:: TASK TO CARRY OUT ::
Records follow. Copy every line with "chart".

◇ ◇ ◇ ◇

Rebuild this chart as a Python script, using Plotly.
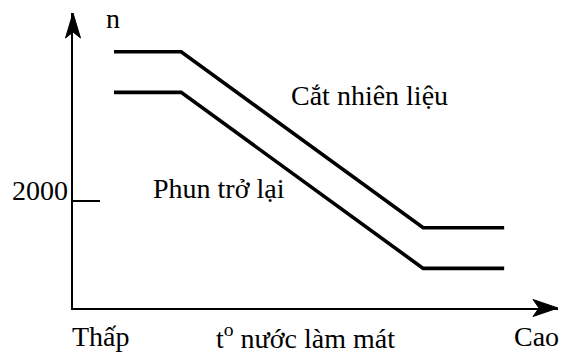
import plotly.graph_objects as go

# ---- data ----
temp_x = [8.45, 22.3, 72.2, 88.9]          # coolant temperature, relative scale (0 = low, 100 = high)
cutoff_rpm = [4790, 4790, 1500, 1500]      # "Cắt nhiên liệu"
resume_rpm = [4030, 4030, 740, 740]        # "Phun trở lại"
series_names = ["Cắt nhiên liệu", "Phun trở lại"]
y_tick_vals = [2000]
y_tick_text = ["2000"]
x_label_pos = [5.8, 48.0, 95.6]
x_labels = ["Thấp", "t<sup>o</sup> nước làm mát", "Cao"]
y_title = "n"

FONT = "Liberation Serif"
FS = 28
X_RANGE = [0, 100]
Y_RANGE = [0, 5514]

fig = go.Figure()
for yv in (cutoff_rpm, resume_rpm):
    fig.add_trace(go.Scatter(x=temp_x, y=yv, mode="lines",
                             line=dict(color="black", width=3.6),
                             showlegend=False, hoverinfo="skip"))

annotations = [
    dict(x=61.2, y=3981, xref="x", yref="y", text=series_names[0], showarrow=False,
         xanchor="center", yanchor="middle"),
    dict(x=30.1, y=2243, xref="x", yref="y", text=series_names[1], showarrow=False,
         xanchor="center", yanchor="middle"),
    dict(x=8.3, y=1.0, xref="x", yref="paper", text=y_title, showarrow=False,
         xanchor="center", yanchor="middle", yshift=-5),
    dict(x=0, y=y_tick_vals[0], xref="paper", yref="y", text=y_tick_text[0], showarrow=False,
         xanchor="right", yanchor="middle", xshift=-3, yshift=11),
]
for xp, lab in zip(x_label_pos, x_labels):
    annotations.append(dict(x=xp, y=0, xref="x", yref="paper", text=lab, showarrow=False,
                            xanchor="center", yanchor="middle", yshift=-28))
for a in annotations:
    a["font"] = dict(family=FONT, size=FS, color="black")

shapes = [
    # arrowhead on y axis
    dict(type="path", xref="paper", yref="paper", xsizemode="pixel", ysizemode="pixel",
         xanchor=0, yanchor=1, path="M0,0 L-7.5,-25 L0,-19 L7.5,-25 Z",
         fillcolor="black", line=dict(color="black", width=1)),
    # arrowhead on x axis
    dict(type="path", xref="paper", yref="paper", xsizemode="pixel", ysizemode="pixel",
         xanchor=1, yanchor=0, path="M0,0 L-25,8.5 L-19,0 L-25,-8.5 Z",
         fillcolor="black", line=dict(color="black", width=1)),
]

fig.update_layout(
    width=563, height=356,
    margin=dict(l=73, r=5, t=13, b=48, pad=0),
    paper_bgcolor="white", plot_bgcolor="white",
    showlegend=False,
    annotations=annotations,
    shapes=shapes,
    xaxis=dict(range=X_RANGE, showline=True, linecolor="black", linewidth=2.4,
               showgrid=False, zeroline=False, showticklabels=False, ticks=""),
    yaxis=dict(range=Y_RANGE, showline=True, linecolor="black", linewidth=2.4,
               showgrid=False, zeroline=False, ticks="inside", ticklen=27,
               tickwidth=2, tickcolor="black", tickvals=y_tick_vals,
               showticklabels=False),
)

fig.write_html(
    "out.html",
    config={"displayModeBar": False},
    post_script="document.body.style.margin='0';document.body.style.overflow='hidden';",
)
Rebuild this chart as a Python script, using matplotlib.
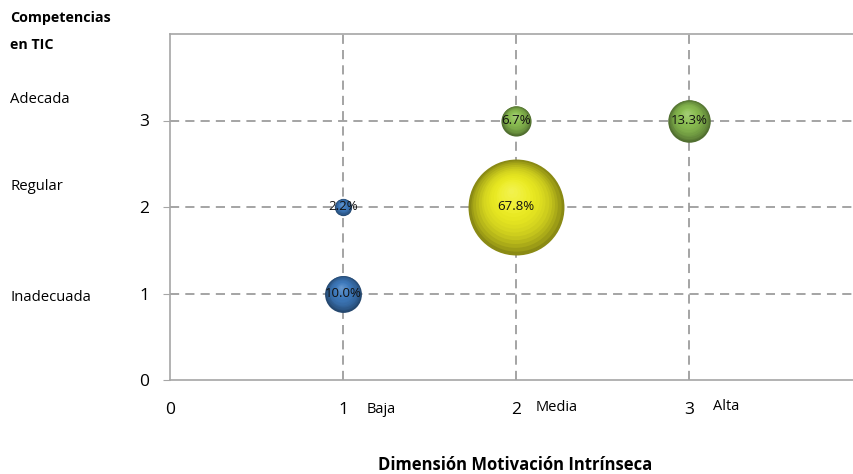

◇ ◇ ◇ ◇

:: SOLUTION TO THIS TASK ::
Rebuild this chart as a Python script, using Plotly.
Rebuild this chart as a Python script, using matplotlib.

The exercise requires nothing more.